Lesson Plan : Character Traits

Teacher Name:
 Chad Cobb
Grade:
 Grade 9-10
Subject:
 Language Arts

Topic:
 The Tragedy of Julius Caesar
Content:
 The Tragedy of Julius Caesar is one of the three to four Shakespearean works students traditionally read in high school. Like most of the works of Shakespeare, this play provides an opportunity to study characters and their motives. Indeed, character analysis is an important skill for students to perfect in a high school literature course, especially if students can then write an in-depth analytical essay based on their findings. The four characters of Marcus Brutus, Marc Antony, Cassius, and Julius Caesar provide good choices for such a study. As this character examination unfolds, students should discover both honorable and dishonorable attributes of these characters which then could serve as the foundation for activities that may allow students to consider key character education issues.
Goals:
 1. To examine the attitudes, motives, and basic character of at least one of the major literary figures in the play. 2. To culminate that examination in a final significant activity. 3. To internalize those findings in a meaningful way that might impact student's own choices and understandings.
Objectives:
 The students will be able to: 1. identify the primary motivation behind these main character's actions. 2. quote lines that substantiate their analysis of that character. 3. define the idea of the tragic hero and identify which character best fits that description. 4. produce a culminating project that presents the findings of this study.
Materials:
 copy of The Tragedy of Julius Caesar.
Introduction:
 Featured Character Traits: courage, responsibility, perseverance, integrity, respect, trustworthiness, fairness and justice, self-discipline, citizenship.
Development:
 This activity requires specificity and precision. Students should be able to quote exactly and find such quotations with ease.
Practice:
 After reading a brief portion of the play (perhaps Act I), Students could choose which of the four characters they find intriguing. (All four are introduced in Act I, so some information is immediately available.) Students are asked to justify their choice.
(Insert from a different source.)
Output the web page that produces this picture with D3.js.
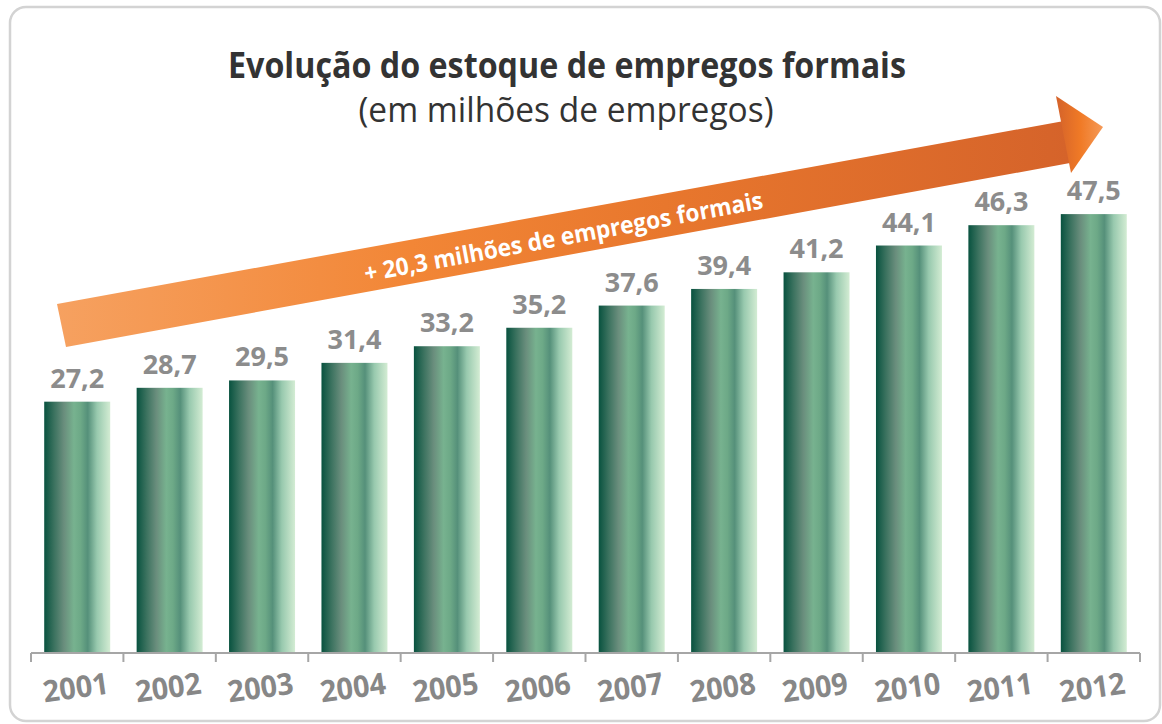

Checking For Understanding:
 Most of the aforementioned ideas result in assessment-type activities which the students will recieve a grade. However, students are to focus mainly on the character traits that pervade the play, then I want to lead students to list the character traits evident in the play. Students should be reminded that character can be learned from immoral and unethical behavior, as well as from the moral, ethical examples. Some of the obvious traits in this play are: respect, courage, integrity, fairness and justice, self-discipline, and citizenship. A reader response writing or a journal entry may be an appropriate way for students to begin to internalize the ideas of this unit.
Closure:
 Ask students to write a journal entry about the concept.